### Data excerpt
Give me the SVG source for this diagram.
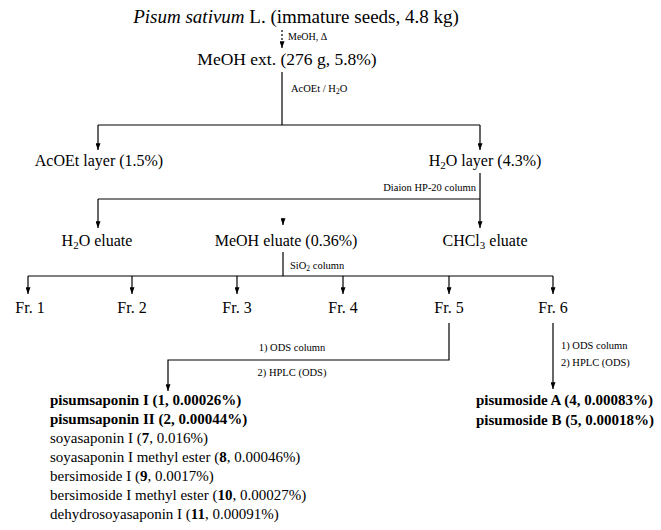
<svg xmlns="http://www.w3.org/2000/svg" width="661" height="530" viewBox="0 0 661 530">
<style>
text{font-family:"Liberation Serif","Times New Roman",serif;fill:#000}
.n{font-size:16px}
.s{font-size:10.5px}
.b{font-weight:bold}
.c line,.c path{stroke:#000;stroke-width:1.2;fill:none}
</style>
<defs>
<marker id="ah" viewBox="0 0 8 6" refX="8" refY="3" markerWidth="7" markerHeight="5" markerUnits="userSpaceOnUse" orient="auto">
<path d="M0,0 L8,3 L0,6 z" fill="#000"/>
</marker>
</defs>
<rect width="661" height="530" fill="#fff"/>
<g class="c" id="connectors">
<line x1="282" y1="30" x2="282" y2="48" stroke-dasharray="2,2" marker-end="url(#ah)"/>
<line x1="282" y1="72" x2="282" y2="125"/>
<line x1="98" y1="125" x2="480" y2="125"/>
<line x1="98" y1="125" x2="98" y2="150" marker-end="url(#ah)"/>
<line x1="480" y1="125" x2="480" y2="150" marker-end="url(#ah)"/>
<line x1="480" y1="173" x2="480" y2="228" marker-end="url(#ah)"/>
<line x1="98" y1="199" x2="480" y2="199"/>
<line x1="98" y1="199" x2="98" y2="228" marker-end="url(#ah)"/>
<line x1="283" y1="218" x2="283" y2="225" marker-end="url(#ah)"/>
<line x1="283" y1="252" x2="283" y2="276"/>
<line x1="28" y1="276" x2="553" y2="276"/>
<line x1="28" y1="276" x2="28" y2="294" marker-end="url(#ah)"/>
<line x1="132" y1="276" x2="132" y2="294" marker-end="url(#ah)"/>
<line x1="237" y1="276" x2="237" y2="294" marker-end="url(#ah)"/>
<line x1="343" y1="276" x2="343" y2="294" marker-end="url(#ah)"/>
<line x1="449" y1="276" x2="449" y2="294" marker-end="url(#ah)"/>
<line x1="553" y1="276" x2="553" y2="294" marker-end="url(#ah)"/>
<path d="M449,323 V360 H168 V391" marker-end="url(#ah)"/>
<line x1="553" y1="323" x2="553" y2="389" marker-end="url(#ah)"/>
</g>
<g id="labels" class="s">
<text x="288" y="40" font-size="10">MeOH, Δ</text>
<text x="291" y="92">AcOEt / H<tspan font-size="7.5" dy="2">2</tspan><tspan dy="-2">O</tspan></text>
<text x="476" y="191" text-anchor="end">Diaion HP-20 column</text>
<text x="290" y="269">SiO<tspan font-size="7.5" dy="2">2</tspan><tspan dy="-2"> column</tspan></text>
<text x="292" y="351" text-anchor="middle">1) ODS column</text>
<text x="292" y="376" text-anchor="middle">2) HPLC (ODS)</text>
<text x="561" y="349">1) ODS column</text>
<text x="561" y="366">2) HPLC (ODS)</text>
</g>
<g id="n-source"><text x="296" y="23" font-size="19" text-anchor="middle"><tspan font-style="italic">Pisum sativum</tspan> L. (immature seeds, 4.8 kg)</text></g>
<g id="n-meoh-ext"><text x="287" y="65" font-size="17.5" text-anchor="middle">MeOH ext. (276 g, 5.8%)</text></g>
<g id="n-acoet-layer"><text class="n" x="99" y="166" text-anchor="middle">AcOEt layer (1.5%)</text></g>
<g id="n-h2o-layer"><text class="n" x="485" y="166" text-anchor="middle">H<tspan font-size="11" dy="3">2</tspan><tspan dy="-3">O layer (4.3%)</tspan></text></g>
<g id="n-h2o-eluate"><text class="n" x="97" y="246" text-anchor="middle">H<tspan font-size="11" dy="3">2</tspan><tspan dy="-3">O eluate</tspan></text></g>
<g id="n-meoh-eluate"><text class="n" x="286" y="246" text-anchor="middle">MeOH eluate (0.36%)</text></g>
<g id="n-chcl3-eluate"><text class="n" x="485" y="246" text-anchor="middle">CHCl<tspan font-size="11" dy="3">3</tspan><tspan dy="-3"> eluate</tspan></text></g>
<g id="n-fr1"><text class="n" x="30" y="313" text-anchor="middle">Fr. 1</text></g>
<g id="n-fr2"><text class="n" x="132" y="313" text-anchor="middle">Fr. 2</text></g>
<g id="n-fr3"><text class="n" x="237" y="313" text-anchor="middle">Fr. 3</text></g>
<g id="n-fr4"><text class="n" x="343" y="313" text-anchor="middle">Fr. 4</text></g>
<g id="n-fr5"><text class="n" x="449" y="313" text-anchor="middle">Fr. 5</text></g>
<g id="n-fr6"><text class="n" x="553" y="313" text-anchor="middle">Fr. 6</text></g>
<g id="n-fr5-products" font-size="15">
<text x="50" y="405" class="b">pisumsaponin I (1, 0.00026%)</text>
<text x="50" y="424" class="b">pisumsaponin II (2, 0.00044%)</text>
<text x="50" y="443">soyasaponin I (<tspan class="b">7</tspan>, 0.016%)</text>
<text x="50" y="462">soyasaponin I methyl ester (<tspan class="b">8</tspan>, 0.00046%)</text>
<text x="50" y="481">bersimoside I (<tspan class="b">9</tspan>, 0.0017%)</text>
<text x="50" y="500">bersimoside I methyl ester (<tspan class="b">10</tspan>, 0.00027%)</text>
<text x="50" y="519">dehydrosoyasaponin I (<tspan class="b">11</tspan>, 0.00091%)</text>
</g>
<g id="n-fr6-products" font-size="15" font-weight="bold">
<text x="476" y="405">pisumoside A (4, 0.00083%)</text>
<text x="476" y="425">pisumoside B (5, 0.00018%)</text>
</g>
</svg>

### Given task
Without the images, write out each line of the data verbatim.

### Answer
Give me the SVG source for this diagram.
<svg xmlns="http://www.w3.org/2000/svg" width="661" height="530" viewBox="0 0 661 530">
<style>
text{font-family:"Liberation Serif","Times New Roman",serif;fill:#000}
.n{font-size:16px}
.s{font-size:10.5px}
.b{font-weight:bold}
.c line,.c path{stroke:#000;stroke-width:1.2;fill:none}
</style>
<defs>
<marker id="ah" viewBox="0 0 8 6" refX="8" refY="3" markerWidth="7" markerHeight="5" markerUnits="userSpaceOnUse" orient="auto">
<path d="M0,0 L8,3 L0,6 z" fill="#000"/>
</marker>
</defs>
<rect width="661" height="530" fill="#fff"/>
<g class="c" id="connectors">
<line x1="282" y1="30" x2="282" y2="48" stroke-dasharray="2,2" marker-end="url(#ah)"/>
<line x1="282" y1="72" x2="282" y2="125"/>
<line x1="98" y1="125" x2="480" y2="125"/>
<line x1="98" y1="125" x2="98" y2="150" marker-end="url(#ah)"/>
<line x1="480" y1="125" x2="480" y2="150" marker-end="url(#ah)"/>
<line x1="480" y1="173" x2="480" y2="228" marker-end="url(#ah)"/>
<line x1="98" y1="199" x2="480" y2="199"/>
<line x1="98" y1="199" x2="98" y2="228" marker-end="url(#ah)"/>
<line x1="283" y1="218" x2="283" y2="225" marker-end="url(#ah)"/>
<line x1="283" y1="252" x2="283" y2="276"/>
<line x1="28" y1="276" x2="553" y2="276"/>
<line x1="28" y1="276" x2="28" y2="294" marker-end="url(#ah)"/>
<line x1="132" y1="276" x2="132" y2="294" marker-end="url(#ah)"/>
<line x1="237" y1="276" x2="237" y2="294" marker-end="url(#ah)"/>
<line x1="343" y1="276" x2="343" y2="294" marker-end="url(#ah)"/>
<line x1="449" y1="276" x2="449" y2="294" marker-end="url(#ah)"/>
<line x1="553" y1="276" x2="553" y2="294" marker-end="url(#ah)"/>
<path d="M449,323 V360 H168 V391" marker-end="url(#ah)"/>
<line x1="553" y1="323" x2="553" y2="389" marker-end="url(#ah)"/>
</g>
<g id="labels" class="s">
<text x="288" y="40" font-size="10">MeOH, Δ</text>
<text x="291" y="92">AcOEt / H<tspan font-size="7.5" dy="2">2</tspan><tspan dy="-2">O</tspan></text>
<text x="476" y="191" text-anchor="end">Diaion HP-20 column</text>
<text x="290" y="269">SiO<tspan font-size="7.5" dy="2">2</tspan><tspan dy="-2"> column</tspan></text>
<text x="292" y="351" text-anchor="middle">1) ODS column</text>
<text x="292" y="376" text-anchor="middle">2) HPLC (ODS)</text>
<text x="561" y="349">1) ODS column</text>
<text x="561" y="366">2) HPLC (ODS)</text>
</g>
<g id="n-source"><text x="296" y="23" font-size="19" text-anchor="middle"><tspan font-style="italic">Pisum sativum</tspan> L. (immature seeds, 4.8 kg)</text></g>
<g id="n-meoh-ext"><text x="287" y="65" font-size="17.5" text-anchor="middle">MeOH ext. (276 g, 5.8%)</text></g>
<g id="n-acoet-layer"><text class="n" x="99" y="166" text-anchor="middle">AcOEt layer (1.5%)</text></g>
<g id="n-h2o-layer"><text class="n" x="485" y="166" text-anchor="middle">H<tspan font-size="11" dy="3">2</tspan><tspan dy="-3">O layer (4.3%)</tspan></text></g>
<g id="n-h2o-eluate"><text class="n" x="97" y="246" text-anchor="middle">H<tspan font-size="11" dy="3">2</tspan><tspan dy="-3">O eluate</tspan></text></g>
<g id="n-meoh-eluate"><text class="n" x="286" y="246" text-anchor="middle">MeOH eluate (0.36%)</text></g>
<g id="n-chcl3-eluate"><text class="n" x="485" y="246" text-anchor="middle">CHCl<tspan font-size="11" dy="3">3</tspan><tspan dy="-3"> eluate</tspan></text></g>
<g id="n-fr1"><text class="n" x="30" y="313" text-anchor="middle">Fr. 1</text></g>
<g id="n-fr2"><text class="n" x="132" y="313" text-anchor="middle">Fr. 2</text></g>
<g id="n-fr3"><text class="n" x="237" y="313" text-anchor="middle">Fr. 3</text></g>
<g id="n-fr4"><text class="n" x="343" y="313" text-anchor="middle">Fr. 4</text></g>
<g id="n-fr5"><text class="n" x="449" y="313" text-anchor="middle">Fr. 5</text></g>
<g id="n-fr6"><text class="n" x="553" y="313" text-anchor="middle">Fr. 6</text></g>
<g id="n-fr5-products" font-size="15">
<text x="50" y="405" class="b">pisumsaponin I (1, 0.00026%)</text>
<text x="50" y="424" class="b">pisumsaponin II (2, 0.00044%)</text>
<text x="50" y="443">soyasaponin I (<tspan class="b">7</tspan>, 0.016%)</text>
<text x="50" y="462">soyasaponin I methyl ester (<tspan class="b">8</tspan>, 0.00046%)</text>
<text x="50" y="481">bersimoside I (<tspan class="b">9</tspan>, 0.0017%)</text>
<text x="50" y="500">bersimoside I methyl ester (<tspan class="b">10</tspan>, 0.00027%)</text>
<text x="50" y="519">dehydrosoyasaponin I (<tspan class="b">11</tspan>, 0.00091%)</text>
</g>
<g id="n-fr6-products" font-size="15" font-weight="bold">
<text x="476" y="405">pisumoside A (4, 0.00083%)</text>
<text x="476" y="425">pisumoside B (5, 0.00018%)</text>
</g>
</svg>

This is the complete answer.